**Recorded data**
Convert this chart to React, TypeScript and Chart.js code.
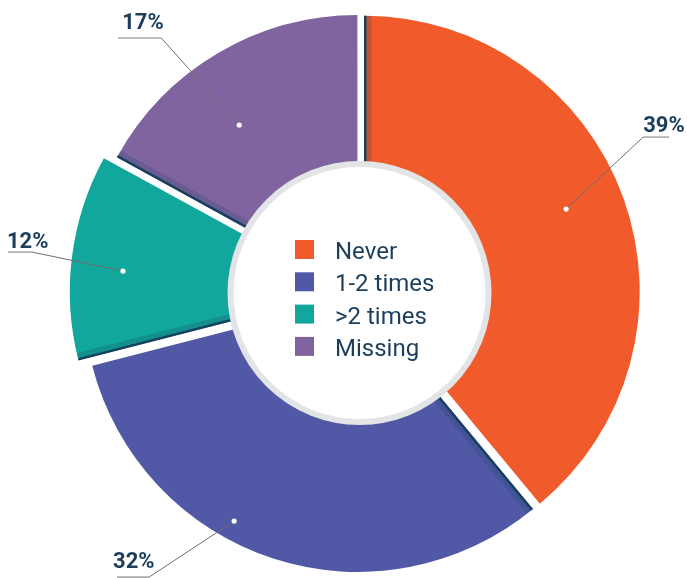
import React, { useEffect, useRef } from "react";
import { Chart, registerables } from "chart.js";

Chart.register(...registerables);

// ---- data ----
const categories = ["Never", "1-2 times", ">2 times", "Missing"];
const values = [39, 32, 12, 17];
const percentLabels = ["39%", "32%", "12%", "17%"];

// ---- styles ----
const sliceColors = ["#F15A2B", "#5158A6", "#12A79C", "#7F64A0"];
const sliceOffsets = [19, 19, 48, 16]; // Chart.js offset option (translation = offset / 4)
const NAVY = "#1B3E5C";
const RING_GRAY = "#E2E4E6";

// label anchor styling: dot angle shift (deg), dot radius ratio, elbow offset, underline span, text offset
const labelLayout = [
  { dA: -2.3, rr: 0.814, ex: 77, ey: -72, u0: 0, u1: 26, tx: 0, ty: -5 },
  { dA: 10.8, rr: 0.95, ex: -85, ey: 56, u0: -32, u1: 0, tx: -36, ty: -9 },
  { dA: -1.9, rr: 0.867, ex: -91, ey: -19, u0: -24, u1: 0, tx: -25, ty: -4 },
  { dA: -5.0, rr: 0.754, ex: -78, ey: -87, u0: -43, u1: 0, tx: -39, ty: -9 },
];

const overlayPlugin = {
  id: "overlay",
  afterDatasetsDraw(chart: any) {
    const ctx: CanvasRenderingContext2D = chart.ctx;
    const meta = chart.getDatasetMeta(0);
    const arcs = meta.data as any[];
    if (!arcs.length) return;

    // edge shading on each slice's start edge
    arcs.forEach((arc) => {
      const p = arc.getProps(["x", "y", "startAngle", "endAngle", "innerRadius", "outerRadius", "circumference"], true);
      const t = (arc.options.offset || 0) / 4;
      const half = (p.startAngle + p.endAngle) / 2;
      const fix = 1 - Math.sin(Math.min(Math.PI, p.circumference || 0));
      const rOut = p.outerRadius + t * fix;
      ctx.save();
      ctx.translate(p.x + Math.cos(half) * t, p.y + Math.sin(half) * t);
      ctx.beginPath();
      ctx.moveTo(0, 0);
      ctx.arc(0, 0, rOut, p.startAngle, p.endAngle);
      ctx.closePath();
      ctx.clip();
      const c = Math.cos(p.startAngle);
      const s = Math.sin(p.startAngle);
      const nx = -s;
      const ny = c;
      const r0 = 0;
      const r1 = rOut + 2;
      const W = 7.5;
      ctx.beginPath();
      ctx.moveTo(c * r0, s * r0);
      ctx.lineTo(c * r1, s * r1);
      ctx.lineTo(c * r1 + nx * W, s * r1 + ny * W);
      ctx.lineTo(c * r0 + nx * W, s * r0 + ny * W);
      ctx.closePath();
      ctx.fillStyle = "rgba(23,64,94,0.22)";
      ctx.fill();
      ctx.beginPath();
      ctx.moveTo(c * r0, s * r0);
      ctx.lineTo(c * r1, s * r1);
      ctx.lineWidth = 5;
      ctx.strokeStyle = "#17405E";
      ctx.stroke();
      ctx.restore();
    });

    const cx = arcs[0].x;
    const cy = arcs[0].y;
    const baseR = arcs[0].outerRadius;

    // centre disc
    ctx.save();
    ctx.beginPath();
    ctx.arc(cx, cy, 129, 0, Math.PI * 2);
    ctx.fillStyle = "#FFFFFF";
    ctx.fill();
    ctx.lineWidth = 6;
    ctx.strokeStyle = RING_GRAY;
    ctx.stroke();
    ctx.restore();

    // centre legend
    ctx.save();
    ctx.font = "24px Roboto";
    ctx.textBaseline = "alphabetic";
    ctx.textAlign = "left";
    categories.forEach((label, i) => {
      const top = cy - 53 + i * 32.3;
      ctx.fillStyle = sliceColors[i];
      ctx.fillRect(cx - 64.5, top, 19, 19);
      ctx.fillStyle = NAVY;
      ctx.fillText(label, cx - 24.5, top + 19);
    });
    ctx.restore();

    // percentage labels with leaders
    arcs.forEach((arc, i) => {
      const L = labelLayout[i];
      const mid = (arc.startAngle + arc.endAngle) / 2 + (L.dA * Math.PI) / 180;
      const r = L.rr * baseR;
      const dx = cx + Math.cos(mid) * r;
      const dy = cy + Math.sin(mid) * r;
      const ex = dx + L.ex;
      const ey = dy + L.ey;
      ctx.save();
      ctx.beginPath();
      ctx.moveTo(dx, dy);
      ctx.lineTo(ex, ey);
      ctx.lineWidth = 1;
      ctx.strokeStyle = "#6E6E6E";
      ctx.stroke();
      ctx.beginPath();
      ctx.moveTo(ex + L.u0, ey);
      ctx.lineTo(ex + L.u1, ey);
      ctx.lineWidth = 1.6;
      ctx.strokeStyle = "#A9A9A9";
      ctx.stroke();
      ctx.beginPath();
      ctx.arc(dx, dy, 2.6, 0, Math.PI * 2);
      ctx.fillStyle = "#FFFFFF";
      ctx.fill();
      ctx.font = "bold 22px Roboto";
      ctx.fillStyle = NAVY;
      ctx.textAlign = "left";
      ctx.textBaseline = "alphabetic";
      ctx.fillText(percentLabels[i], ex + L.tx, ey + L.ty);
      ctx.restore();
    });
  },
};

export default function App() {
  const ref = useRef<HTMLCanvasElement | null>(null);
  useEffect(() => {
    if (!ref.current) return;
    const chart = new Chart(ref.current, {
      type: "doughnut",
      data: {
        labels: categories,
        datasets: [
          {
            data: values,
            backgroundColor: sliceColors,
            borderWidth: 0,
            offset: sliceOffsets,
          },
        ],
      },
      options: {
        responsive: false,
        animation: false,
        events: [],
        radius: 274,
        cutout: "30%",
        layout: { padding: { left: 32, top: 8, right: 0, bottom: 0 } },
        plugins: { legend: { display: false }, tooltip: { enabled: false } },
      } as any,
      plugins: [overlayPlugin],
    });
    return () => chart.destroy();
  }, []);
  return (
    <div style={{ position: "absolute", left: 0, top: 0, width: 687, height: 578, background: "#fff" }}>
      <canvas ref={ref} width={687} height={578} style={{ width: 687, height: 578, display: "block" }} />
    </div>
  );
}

**Given request**
Give all the lines above again, character for character, without pictures.

**Answer for the task**
Convert this chart to React, TypeScript and Chart.js code.
import React, { useEffect, useRef } from "react";
import { Chart, registerables } from "chart.js";

Chart.register(...registerables);

// ---- data ----
const categories = ["Never", "1-2 times", ">2 times", "Missing"];
const values = [39, 32, 12, 17];
const percentLabels = ["39%", "32%", "12%", "17%"];

// ---- styles ----
const sliceColors = ["#F15A2B", "#5158A6", "#12A79C", "#7F64A0"];
const sliceOffsets = [19, 19, 48, 16]; // Chart.js offset option (translation = offset / 4)
const NAVY = "#1B3E5C";
const RING_GRAY = "#E2E4E6";

// label anchor styling: dot angle shift (deg), dot radius ratio, elbow offset, underline span, text offset
const labelLayout = [
  { dA: -2.3, rr: 0.814, ex: 77, ey: -72, u0: 0, u1: 26, tx: 0, ty: -5 },
  { dA: 10.8, rr: 0.95, ex: -85, ey: 56, u0: -32, u1: 0, tx: -36, ty: -9 },
  { dA: -1.9, rr: 0.867, ex: -91, ey: -19, u0: -24, u1: 0, tx: -25, ty: -4 },
  { dA: -5.0, rr: 0.754, ex: -78, ey: -87, u0: -43, u1: 0, tx: -39, ty: -9 },
];

const overlayPlugin = {
  id: "overlay",
  afterDatasetsDraw(chart: any) {
    const ctx: CanvasRenderingContext2D = chart.ctx;
    const meta = chart.getDatasetMeta(0);
    const arcs = meta.data as any[];
    if (!arcs.length) return;

    // edge shading on each slice's start edge
    arcs.forEach((arc) => {
      const p = arc.getProps(["x", "y", "startAngle", "endAngle", "innerRadius", "outerRadius", "circumference"], true);
      const t = (arc.options.offset || 0) / 4;
      const half = (p.startAngle + p.endAngle) / 2;
      const fix = 1 - Math.sin(Math.min(Math.PI, p.circumference || 0));
      const rOut = p.outerRadius + t * fix;
      ctx.save();
      ctx.translate(p.x + Math.cos(half) * t, p.y + Math.sin(half) * t);
      ctx.beginPath();
      ctx.moveTo(0, 0);
      ctx.arc(0, 0, rOut, p.startAngle, p.endAngle);
      ctx.closePath();
      ctx.clip();
      const c = Math.cos(p.startAngle);
      const s = Math.sin(p.startAngle);
      const nx = -s;
      const ny = c;
      const r0 = 0;
      const r1 = rOut + 2;
      const W = 7.5;
      ctx.beginPath();
      ctx.moveTo(c * r0, s * r0);
      ctx.lineTo(c * r1, s * r1);
      ctx.lineTo(c * r1 + nx * W, s * r1 + ny * W);
      ctx.lineTo(c * r0 + nx * W, s * r0 + ny * W);
      ctx.closePath();
      ctx.fillStyle = "rgba(23,64,94,0.22)";
      ctx.fill();
      ctx.beginPath();
      ctx.moveTo(c * r0, s * r0);
      ctx.lineTo(c * r1, s * r1);
      ctx.lineWidth = 5;
      ctx.strokeStyle = "#17405E";
      ctx.stroke();
      ctx.restore();
    });

    const cx = arcs[0].x;
    const cy = arcs[0].y;
    const baseR = arcs[0].outerRadius;

    // centre disc
    ctx.save();
    ctx.beginPath();
    ctx.arc(cx, cy, 129, 0, Math.PI * 2);
    ctx.fillStyle = "#FFFFFF";
    ctx.fill();
    ctx.lineWidth = 6;
    ctx.strokeStyle = RING_GRAY;
    ctx.stroke();
    ctx.restore();

    // centre legend
    ctx.save();
    ctx.font = "24px Roboto";
    ctx.textBaseline = "alphabetic";
    ctx.textAlign = "left";
    categories.forEach((label, i) => {
      const top = cy - 53 + i * 32.3;
      ctx.fillStyle = sliceColors[i];
      ctx.fillRect(cx - 64.5, top, 19, 19);
      ctx.fillStyle = NAVY;
      ctx.fillText(label, cx - 24.5, top + 19);
    });
    ctx.restore();

    // percentage labels with leaders
    arcs.forEach((arc, i) => {
      const L = labelLayout[i];
      const mid = (arc.startAngle + arc.endAngle) / 2 + (L.dA * Math.PI) / 180;
      const r = L.rr * baseR;
      const dx = cx + Math.cos(mid) * r;
      const dy = cy + Math.sin(mid) * r;
      const ex = dx + L.ex;
      const ey = dy + L.ey;
      ctx.save();
      ctx.beginPath();
      ctx.moveTo(dx, dy);
      ctx.lineTo(ex, ey);
      ctx.lineWidth = 1;
      ctx.strokeStyle = "#6E6E6E";
      ctx.stroke();
      ctx.beginPath();
      ctx.moveTo(ex + L.u0, ey);
      ctx.lineTo(ex + L.u1, ey);
      ctx.lineWidth = 1.6;
      ctx.strokeStyle = "#A9A9A9";
      ctx.stroke();
      ctx.beginPath();
      ctx.arc(dx, dy, 2.6, 0, Math.PI * 2);
      ctx.fillStyle = "#FFFFFF";
      ctx.fill();
      ctx.font = "bold 22px Roboto";
      ctx.fillStyle = NAVY;
      ctx.textAlign = "left";
      ctx.textBaseline = "alphabetic";
      ctx.fillText(percentLabels[i], ex + L.tx, ey + L.ty);
      ctx.restore();
    });
  },
};

export default function App() {
  const ref = useRef<HTMLCanvasElement | null>(null);
  useEffect(() => {
    if (!ref.current) return;
    const chart = new Chart(ref.current, {
      type: "doughnut",
      data: {
        labels: categories,
        datasets: [
          {
            data: values,
            backgroundColor: sliceColors,
            borderWidth: 0,
            offset: sliceOffsets,
          },
        ],
      },
      options: {
        responsive: false,
        animation: false,
        events: [],
        radius: 274,
        cutout: "30%",
        layout: { padding: { left: 32, top: 8, right: 0, bottom: 0 } },
        plugins: { legend: { display: false }, tooltip: { enabled: false } },
      } as any,
      plugins: [overlayPlugin],
    });
    return () => chart.destroy();
  }, []);
  return (
    <div style={{ position: "absolute", left: 0, top: 0, width: 687, height: 578, background: "#fff" }}>
      <canvas ref={ref} width={687} height={578} style={{ width: 687, height: 578, display: "block" }} />
    </div>
  );
}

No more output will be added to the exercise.